= Medicaid Drug Rebate Program =

The Medicaid Drug Rebate Program is a program in the United States that was created by the Omnibus Budget Reconciliation Act of 1990 (OBRA'90).

The program establishes mandatory rebates that drug manufacturers must pay state Medicaid agencies related to the dispensing of outpatient prescription drugs covered by Medicaid. To participate in the program, drug manufacturers must have a National Drug Rebate Agreement with the Secretary of the Department of Health and Human Services (HHS). As of 2020, approximately 600 pharmaceutics companies participated in the Medicaid Drug Rebate Program. Rebate amounts are confidential under section 1927(b)(3)(D) of the Social Security Act.

The Medicaid Drug Rebate Program also provides for savings in other Federal health care programs. Signing the National Drug Rebate Agreement also requires drug manufacturers to enter into agreements for the 340B Drug Pricing Program as well as the Federal Supply Schedule.

== Rebate methodology ==
The Medicaid Drug Rebate Program provides for mandatory rebates on innovator drugs (e.g., brand drugs), blood clotting factors, drugs Food and Drug Administration-approved exclusively for pediatric indications, and non-innovator drugs (e.g., generic drugs). The maximum rebate is capped at 100% of the Average Manufacturer Price (AMP).

=== Innovator drugs ===
The mandatory rebate is calculated as a base rebate plus an inflationary rebate. The base rebate is the greater of 23.1% of the AMP per unit, or the difference between the AMP and the "best price," defined as the best price given to most commercial insurers. The inflationary rebate as the difference between the AMP on the launch date compared with the current quarter and the [[United States consumer price index]]-Urban.

=== Blood clotting factors and drugs FDA-approved exclusively for pediatric indications ===
The mandatory rebate is calculated as a base rebate plus an inflationary rebate. The base rebate is the greater of 17.1% of the AMP, or the difference between the AMP and the best price. The inflationary rebate, when applicable, is calculated with the same methodology as for innovator drugs.

=== Non-innovator drugs ===
The mandatory rebate is calculated as a base rebate plus an inflationary rebate. The base rebate is defined as 13% of the AMP. The inflationary rebate, when applicable, is calculated with the same methodology as for innovator drugs.

== Historical changes ==
The Medicaid Drug Rebate Program has undergone a number of changes since its inception. For example, Section 606 of the Medicare, Medicaid, and SCHIP Balanced Budget Refinement Act of 1999 (BBRA) amended Section 1927(a)(1) allowing states to have the option of different rebate effective dates. This section states that agreements to the rebate program that have been entered on or after November 29, 1999, may go into effect that day, and states option, any date after up to the first day of the quarter.
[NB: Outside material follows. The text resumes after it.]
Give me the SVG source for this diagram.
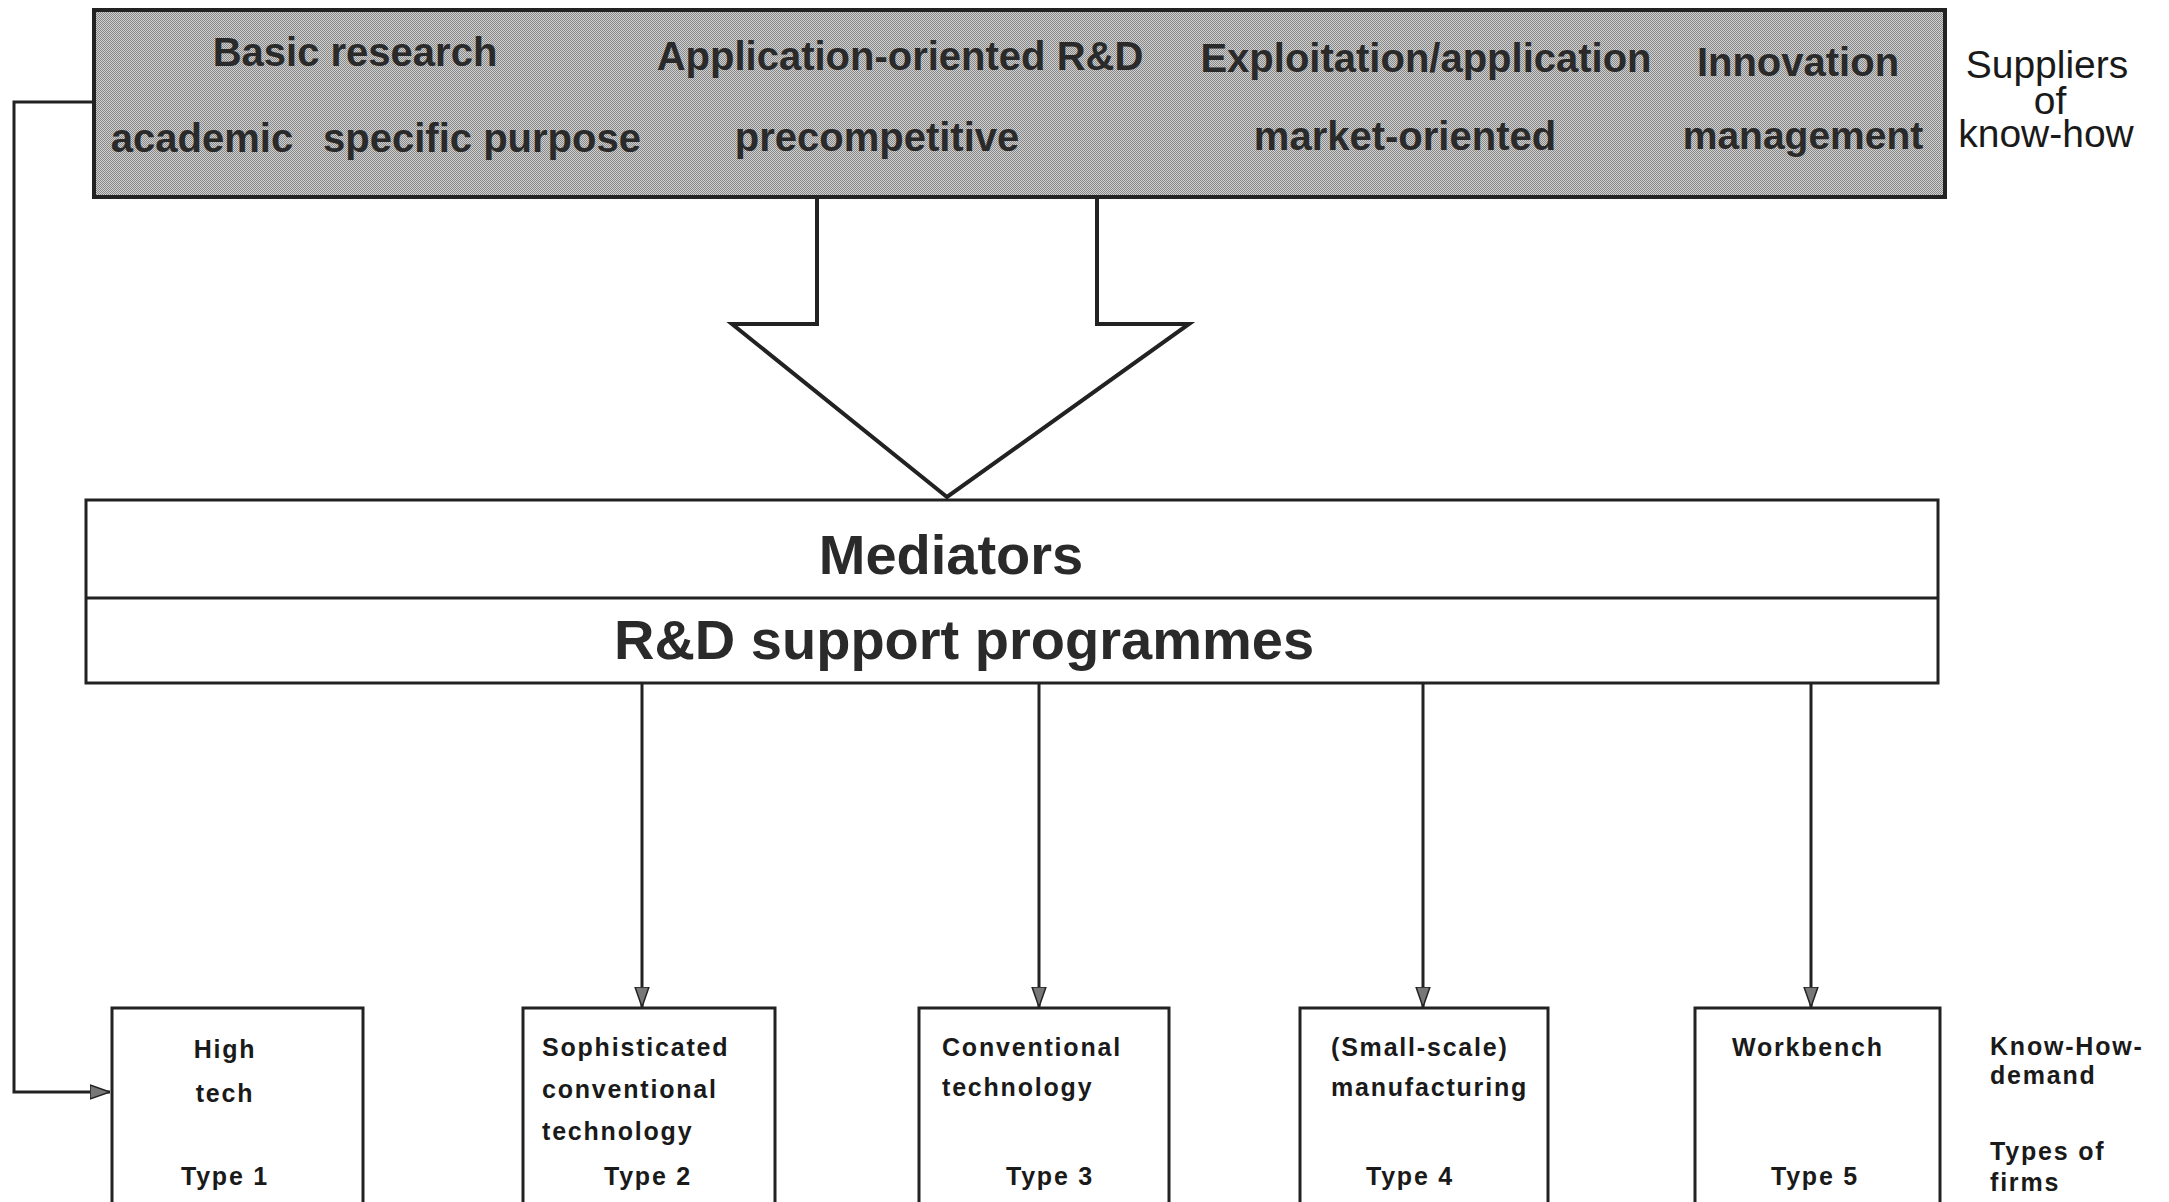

== The Medicaid Drug Rebate Program and Medicaid managed care ==
At the time the law was enacted, outpatient prescription drugs covered by Medicaid managed care organizations were excluded from access to the drug rebate program. In 1990, only 2.8 million people were enrolled in Medicaid managed care and so the savings lost by the exemption were relatively small. However, enrollment in Medicaid managed care plans has grown significantly.

The Drug Rebate Equalization Act of 2009 (DRE), introduced in the 111th United States Congress by Representative Bart Stupak as H.R. 904, and in the Senate by Senator Jeff Bingaman as S. 547, sought to equalize the treatment of prescription drug discounts between Medicaid managed care and Medicaid fee-for-service. In offering states access to rebates for drugs covered by Medicaid managed care plans, this policy was seen as a way to provide relief for federal and state budgets. The Congressional Budget Office scored the DRE as saving $11 billion over ten years. This proposal was also in President Barack Obama’s 2010 United States federal budget. The DRE passed in both the House and Senate as part of their respective comprehensive health care reform legislation, and was signed into law on March 23, 2010, by President Obama with the Patient Protection and Affordable Care Act. The DRE became effective upon enactment.